Birds, bees and other critters have scruples, and for good reason

Psychologists find examples of conscientiousness, such as working hard, paying attention to detail and striving to do the right thing, throughout the animal kingdom

Peer-Reviewed Publication

University of California - Berkeley

Humans are not the only species to show a strong work ethic and scruples. UC Berkeley researchers have found evidence of conscientiousness in insects, reptiles, birds, fish and other critters.

In reviewing nearly 4,000 animal behavior studies, UC Berkeley psychologists Mikel Delgado and Frank Sulloway tracked such attributes as industriousness, neatness, tenacity, cautiousness and self-discipline across a broad range of creatures great and small.

Just as in humans, conscientiousness in animals - which includes working hard, paying attention to detail and striving to do the right thing - has such evolutionary benefits as giving them an edge in hunting and gathering, attracting mates, procreating and fending off predators, according to the review published in the online issue of the journal Psychological Bulletin.

"Honeybees who are more likely to remove bee carcasses from their hive have more offspring, and birds who keep their nests tidier are less susceptible to being preyed on," said Delgado, a UC Berkeley doctoral student in psychology. "Also, for many bird species, mastering song is key to mating success."

And, "in some bird species, females carefully inspect the display nests that are built by males," she added. "Those males that build the best display nests and that have chosen nesting sites that are well hidden from predators, are more likely to be selected as mates."

Delgado and Sulloway divided the conscientious characteristics they found in animals into two main categories: "order and Industriousness," which includes organization and cleanliness, and "achievement striving and competence," which covers mastery and deliberation.

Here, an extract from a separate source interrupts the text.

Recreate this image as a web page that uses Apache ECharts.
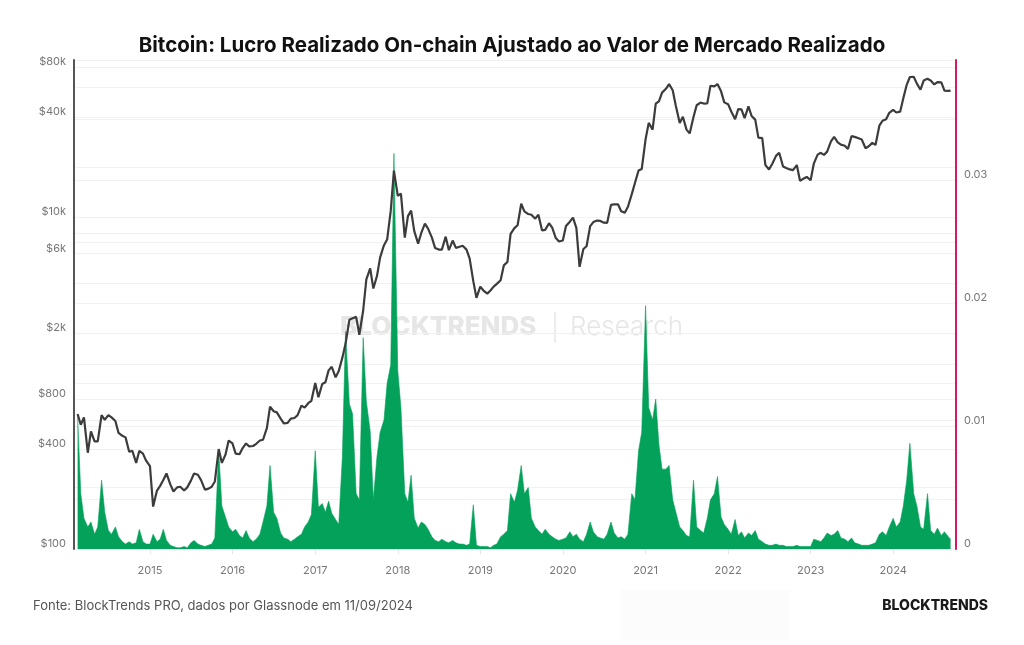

Birds and insects tended to fit into the orderliness category, whereas primates and other mammals fit more squarely into the achievement striving box.

Moreover, researchers said, this split is reflected in the "phylogenetic" family tree in which primates and other mammals branched off from birds, reptiles, invertebrates and other species as their personality traits evolved to help them adapt to differing life conditions.

"Orderly and industrious tendencies appear to have originated in insects and fish, whereas achievement striving and competence may be more closely related to problem-solving, group living, and the complexity of the environment that those animals inhabit," Delgado said.

Among other tools, researchers tracked animal characteristics using the "Big Five" model, which breaks down personality into the five overarching categories of openness, conscientiousness, extraversion, agreeableness and neuroticism.

While previous research has identified openness, extraversion, agreeableness and neuroticism in animals, this is the first time conscientiousness has been recognized throughout the animal kingdom.

That's because previous research defined conscientiousness too narrowly as a human trait based on emotions, intentions and morality, Delgado said.

"We argue for using a more behaviorally based approach in assessing animal personality in future research," Delgado said.